Authors Huey, Ferguson, and Schulenberg, all policing scholars, draw on a unique collection of data to explore these issues: over 20 years of research (2000- 2021) ranging from in-depth interviews, surveys, and field observations to document analysis and systematic social observation. Pooling this data generates a national-level picture of changes in the policing operational environment over these decades. This book focuses on four particular wicked problems (mental health, substance misuse, homelessness, missing persons) with causes and potential preventative treatments that lie primarily outside the criminal justice system and yet continue to be treated as 'policing problems.' Bringing about changes in public policing requires changes in public policy, and these are precisely the types of wicked problems that need innovative policy solutions.
This book is suitable for a wide range of audiences within and outside Canada, including law enforcement and community leaders; scholars and policy experts who specialize in policing; students of criminal justice, organizations, and management; and citizen-consumers of information about policing.
About the Author: Laura Huey is Professor of Sociology at the University of Western Ontario, Editor of Police Practice and Research, Chair of the Working Group on Mental Health and Policing of the Royal Society of Canada, and the former Executive Director of the Canadian Society of Evidence-Based Policing.
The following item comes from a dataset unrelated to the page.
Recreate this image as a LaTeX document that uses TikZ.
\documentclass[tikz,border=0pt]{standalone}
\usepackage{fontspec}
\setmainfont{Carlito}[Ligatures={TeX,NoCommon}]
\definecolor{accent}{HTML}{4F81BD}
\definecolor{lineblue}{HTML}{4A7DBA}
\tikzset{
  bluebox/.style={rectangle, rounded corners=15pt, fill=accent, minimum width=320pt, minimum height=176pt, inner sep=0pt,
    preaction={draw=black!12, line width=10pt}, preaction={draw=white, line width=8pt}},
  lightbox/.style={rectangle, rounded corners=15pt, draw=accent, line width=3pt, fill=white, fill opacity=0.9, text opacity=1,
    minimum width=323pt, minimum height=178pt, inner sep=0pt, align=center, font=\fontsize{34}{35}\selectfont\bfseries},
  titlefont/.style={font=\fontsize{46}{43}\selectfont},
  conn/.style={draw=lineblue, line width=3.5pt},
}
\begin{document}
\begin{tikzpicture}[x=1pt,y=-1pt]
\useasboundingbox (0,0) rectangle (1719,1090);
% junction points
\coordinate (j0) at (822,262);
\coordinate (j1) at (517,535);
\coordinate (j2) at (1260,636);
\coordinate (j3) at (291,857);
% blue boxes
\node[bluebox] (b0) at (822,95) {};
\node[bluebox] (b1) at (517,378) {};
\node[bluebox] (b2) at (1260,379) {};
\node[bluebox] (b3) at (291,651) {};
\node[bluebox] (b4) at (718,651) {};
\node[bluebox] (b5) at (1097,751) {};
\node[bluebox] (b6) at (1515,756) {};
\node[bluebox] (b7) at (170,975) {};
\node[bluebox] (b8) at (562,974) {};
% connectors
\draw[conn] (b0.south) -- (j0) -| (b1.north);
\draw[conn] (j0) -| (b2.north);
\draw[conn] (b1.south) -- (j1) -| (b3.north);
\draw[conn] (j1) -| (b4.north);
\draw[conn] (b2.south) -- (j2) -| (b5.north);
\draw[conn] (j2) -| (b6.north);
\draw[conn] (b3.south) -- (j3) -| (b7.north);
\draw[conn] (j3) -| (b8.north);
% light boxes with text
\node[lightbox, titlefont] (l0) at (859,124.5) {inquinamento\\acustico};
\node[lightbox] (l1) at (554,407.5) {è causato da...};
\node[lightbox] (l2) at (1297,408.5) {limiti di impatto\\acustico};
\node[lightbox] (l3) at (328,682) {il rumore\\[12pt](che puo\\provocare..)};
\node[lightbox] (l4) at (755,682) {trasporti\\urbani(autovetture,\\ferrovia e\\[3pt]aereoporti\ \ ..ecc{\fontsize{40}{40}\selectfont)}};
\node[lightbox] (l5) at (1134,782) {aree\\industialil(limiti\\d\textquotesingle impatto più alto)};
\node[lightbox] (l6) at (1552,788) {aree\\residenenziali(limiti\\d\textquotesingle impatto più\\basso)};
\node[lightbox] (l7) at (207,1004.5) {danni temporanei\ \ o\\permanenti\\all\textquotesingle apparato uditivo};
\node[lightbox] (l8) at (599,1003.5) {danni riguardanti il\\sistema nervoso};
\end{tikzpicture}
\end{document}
She is also a member of the College of New Scholars, Artists and Scientists of the Royal Society of Canada, and a Senior Research Fellow with the National Police Foundation.
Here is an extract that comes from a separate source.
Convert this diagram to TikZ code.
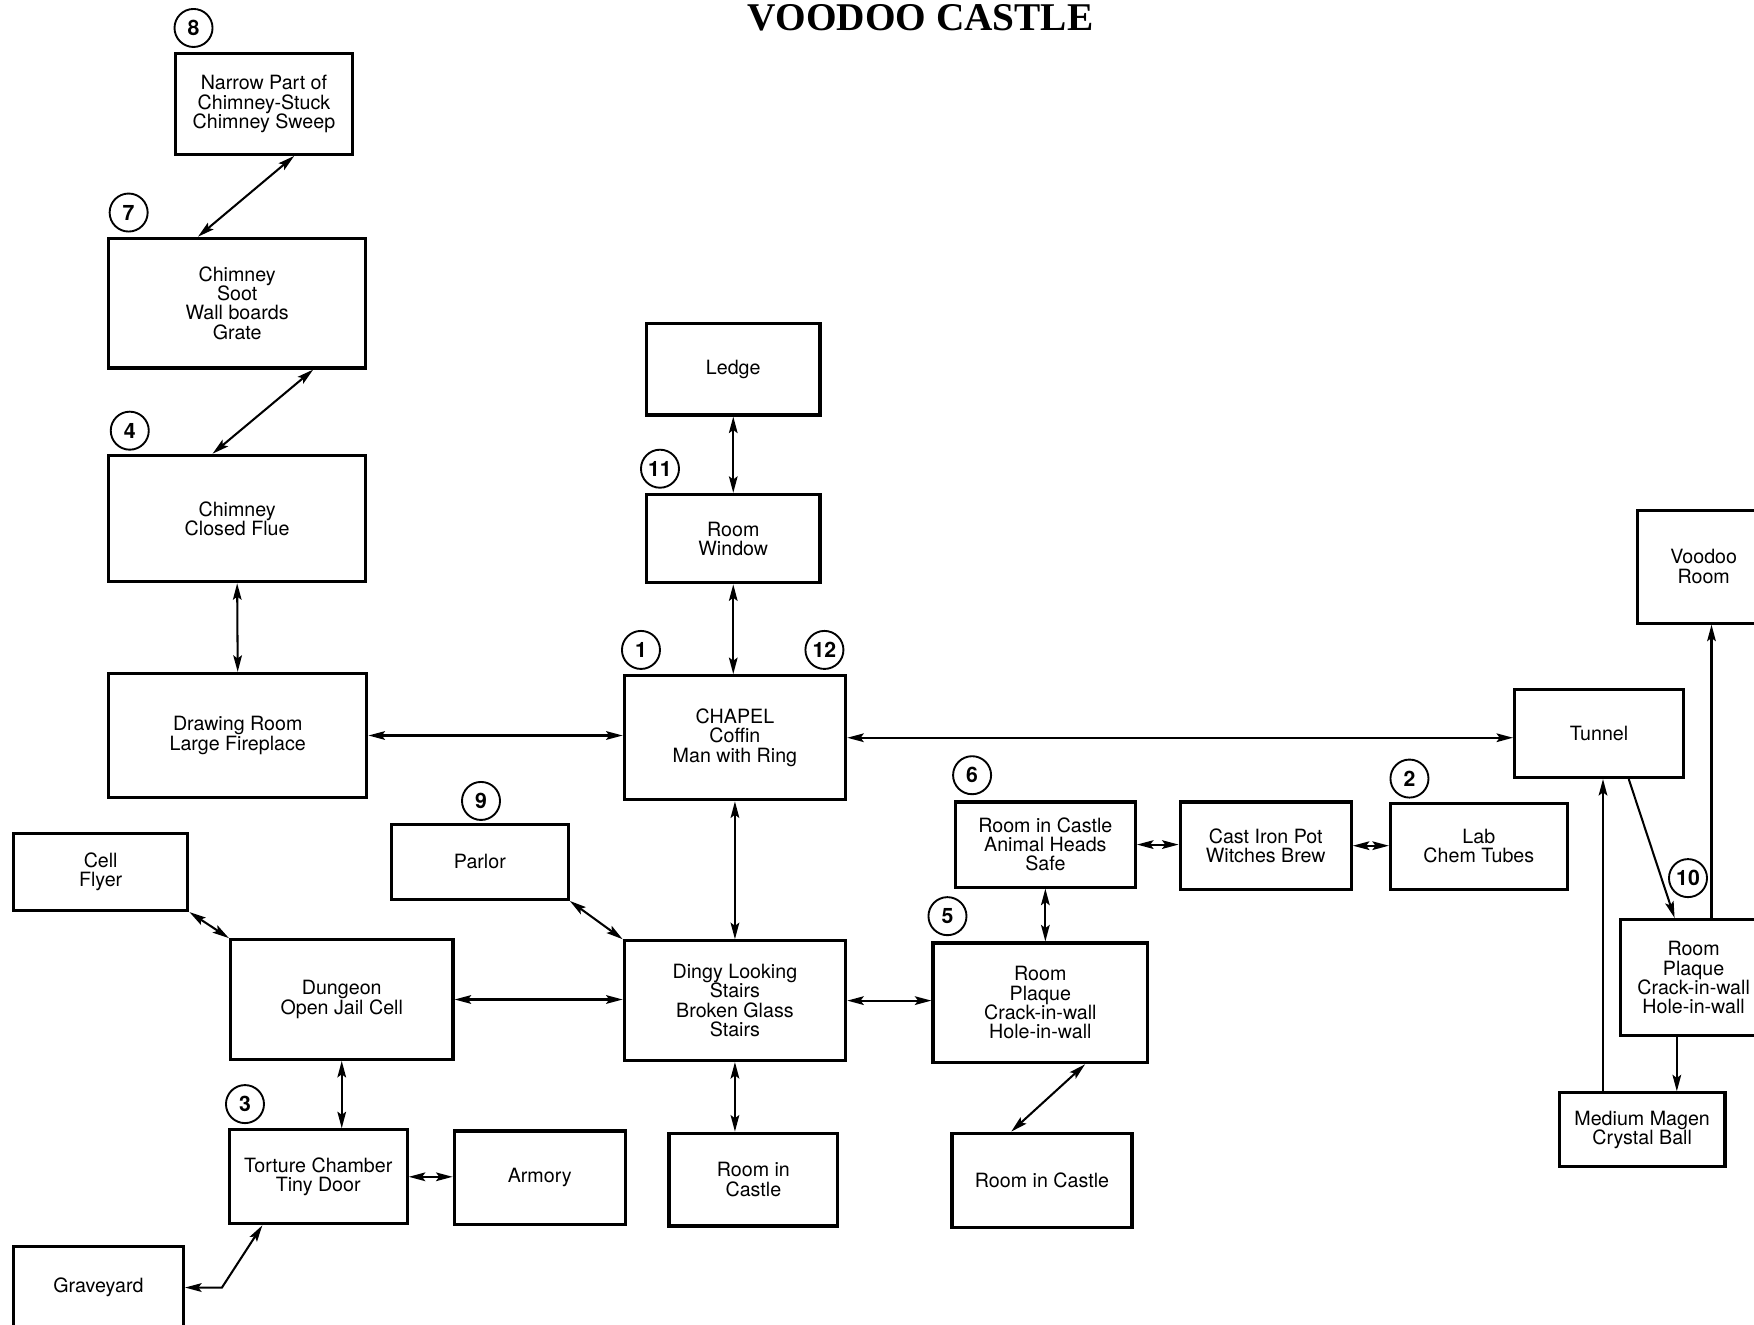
\documentclass[tikz,border=0pt]{standalone}
\usepackage{fontspec}
\setmainfont{TeX Gyre Heros}
\newfontfamily\titlefont{Liberation Serif}
\usetikzlibrary{arrows.meta, calc}

\begin{document}
\begin{tikzpicture}[
    x=0.05cm, y=-0.05cm,
    box/.style={rectangle, draw=black, line width=4pt, inner sep=0pt, align=center, font=\fontsize{25}{24.5}\selectfont},
    num/.style={circle, draw=black, line width=2.4pt, minimum size=1.7cm, inner sep=0pt, font=\fontsize{27}{27}\selectfont\bfseries},
    arr/.style={{Stealth[length=21pt, width=11pt, inset=4pt]}-{Stealth[length=21pt, width=11pt, inset=4pt]}, line width=2.6pt},
    oneway/.style={-{Stealth[length=21pt, width=11pt, inset=4pt]}, line width=2.6pt}
  ]
    \useasboundingbox (0,0) rectangle (1568,1184);

    % Title
    \node[font=\titlefont\bfseries\fontsize{50}{50}\selectfont, anchor=base] (title) at (823,27) {VOODOO CASTLE};

    % Nodes
    \node[box, minimum width=7.9cm, minimum height=4.5cm] (narrow) at (236,93) {Narrow Part of\\Chimney-Stuck\\Chimney Sweep};
    \node[box, minimum width=11.5cm, minimum height=5.8cm] (soot) at (212,271) {Chimney\\Soot\\Wall boards\\Grate};
    \node[box, minimum width=11.5cm, minimum height=5.65cm] (flue) at (212,463.5) {Chimney\\Closed Flue};
    \node[box, minimum width=11.55cm, minimum height=5.55cm] (drawing) at (212.5,657.5) {Drawing Room\\Large Fireplace};
    \node[box, minimum width=7.75cm, minimum height=4.1cm] (ledge) at (655.5,330) {Ledge};
    \node[box, minimum width=7.75cm, minimum height=3.95cm] (window) at (655.5,481.5) {Room\\Window};
    \node[box, minimum width=9.9cm, minimum height=5.55cm] (chapel) at (657,659.5) {CHAPEL\\Coffin\\Man with Ring};
    \node[box, minimum width=7.55cm, minimum height=3.95cm] (tunnel) at (1429.5,655.5) {Tunnel};
    \node[box, minimum width=5.9cm, minimum height=5.05cm] (voodoo) at (1523,506.5) {Voodoo\\Room};
    \node[box, minimum width=7.9cm, minimum height=3.35cm] (parlor) at (429,770.5) {Parlor};
    \node[box, minimum width=7.8cm, minimum height=3.45cm] (cell) at (90,779.5) {Cell\\Flyer};
    \node[box, minimum width=9.95cm, minimum height=5.35cm] (dungeon) at (305.5,893.5) {Dungeon\\Open Jail Cell};
    \node[box, minimum width=9.9cm, minimum height=5.35cm] (dingy) at (657,894.5) {Dingy Looking\\Stairs\\Broken Glass\\Stairs};
    \node[box, minimum width=8.05cm, minimum height=3.8cm] (heads) at (934.5,755) {Room in Castle\\Animal Heads\\Safe};
    \node[box, minimum width=7.65cm, minimum height=3.9cm] (pot) at (1131.5,756) {Cast Iron Pot\\Witches Brew};
    \node[box, minimum width=7.9cm, minimum height=3.85cm] (lab) at (1322,756.5) {Lab\\Chem Tubes};
    \node[box, minimum width=9.6cm, minimum height=5.35cm] (plaqueA) at (930,896.5) {Room\\Plaque\\Crack-in-wall\\Hole-in-wall};
    \node[box, minimum width=6.5cm, minimum height=5.2cm] (plaqueB) at (1514,874) {Room\\Plaque\\Crack-in-wall\\Hole-in-wall};
    \node[box, minimum width=7.4cm, minimum height=3.3cm] (medium) at (1468,1010) {Medium Magen\\Crystal Ball};
    \node[box, minimum width=7.95cm, minimum height=4.2cm] (torture) at (284.5,1052) {Torture Chamber\\Tiny Door};
    \node[box, minimum width=7.65cm, minimum height=4.2cm] (armory) at (482.5,1053) {Armory};
    \node[box, minimum width=7.55cm, minimum height=4.15cm] (castleA) at (673.5,1054.5) {Room in\\Castle};
    \node[box, minimum width=8.05cm, minimum height=4.2cm] (castleB) at (931.5,1055) {Room in Castle};
    \node[box, minimum width=7.6cm, minimum height=3.7cm] (graveyard) at (88,1151) {Graveyard};

    % Numbers
    \node[num] (n8) at (173,25) {8};
    \node[num] (n7) at (115,190) {7};
    \node[num] (n4) at (116,385) {4};
    \node[num] (n11) at (590,419) {11};
    \node[num] (n1) at (573,581) {1};
    \node[num] (n12) at (737,581) {12};
    \node[num] (n9) at (430,716) {9};
    \node[num] (n6) at (869,693) {6};
    \node[num] (n2) at (1260,696) {2};
    \node[num] (n5) at (847,819) {5};
    \node[num] (n10) at (1509,785) {10};
    \node[num] (n3) at (219,987) {3};

    % Connections
    \draw[arr] ($(narrow.south)+(27,0)$) -- ($(soot.north)+(-35,0)$);
    \draw[arr] ($(soot.south)+(68,0)$) -- ($(flue.north)+(-22,0)$);
    \draw[arr] (flue.south) -- (drawing.north);
    \draw[arr] (drawing.east) -- (drawing.east -| chapel.west);
    \draw[arr] (ledge.south) -- (window.north);
    \draw[arr] (window.south) -- (window.south |- chapel.north);
    \draw[arr] (chapel.east) -- (chapel.east -| tunnel.west);
    \draw[arr] (chapel.south) -- (dingy.north);
    \draw[arr] (parlor.south east) -- (dingy.north west);
    \draw[arr] (cell.south east) -- (dungeon.north west);
    \draw[arr] (dungeon.east) -- (dungeon.east -| dingy.west);
    \draw[arr] (dingy.east) -- (dingy.east -| plaqueA.west);
    \draw[arr] (dingy.south) -- (dingy.south |- castleA.north);
    \draw[arr] (dungeon.south) -- (dungeon.south |- torture.north);
    \draw[arr] (torture.east) -- (torture.east -| armory.west);
    \draw[arr] ($(torture.south)+(-50,0)$) -- ($(graveyard.east)+(33,0)$) -- (graveyard.east);
    \draw[arr] (heads.east) -- (heads.east -| pot.west);
    \draw[arr] (pot.east) -- (pot.east -| lab.west);
    \draw[arr] (heads.south) -- (heads.south |- plaqueA.north);
    \draw[arr] ($(plaqueA.south)+(40,0)$) -- ($(castleB.north)+(-27.5,0)$);

    % one-way passages round the tunnel
    \coordinate (toVoodoo) at ($(plaqueB.north)+(16,0)$);
    \coordinate (toMedium) at ($(plaqueB.south)+(-15,0)$);
    \coordinate (toTunnel) at ($(medium.north)+(-35,0)$);
    \draw[oneway] ($(tunnel.south)+(26.5,0)$) -- ($(plaqueB.north)+(-17,0)$);
    \draw[oneway] (toVoodoo) -- (toVoodoo |- voodoo.south);
    \draw[oneway] (toMedium) -- (toMedium |- medium.north);
    \draw[oneway] (toTunnel) -- (toTunnel |- tunnel.south);
\end{tikzpicture}
\end{document}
Lorna Ferguson is a PhD(c) in the Sociology Department at the University of Western Ontario, Canada, and is the Founder of the Missing Persons Research Hub. Lorna has a broad interest in policing research and developing evidence-based approaches to policing and crime prevention, including issues related to cybercrime and persons with mental illness. Currently, she focuses on police responses to missing person cases across Canada. Lorna's most recent research has appeared in Criminology and Criminal Justice, Policing & Society, and Policing: An International Journal.
Jennifer L. Schulenberg is Associate Professor at the University of Waterloo. In 2019, she was an EU Erasmus + Teaching Fellow at the University of Graz. Working closely with police practitioner communities, she is also the author of several government reports and has either consulted with various community crime prevention groups or sits as a committee member on community safety advisory panels. The author of peer-reviewed publications in policing and research methods - among other topics - her work has appeared in The Journal of Crime & Delinquency, Criminal Justice and Behavior, the Journal of Experimental Criminology, and Police Quarterly, among others.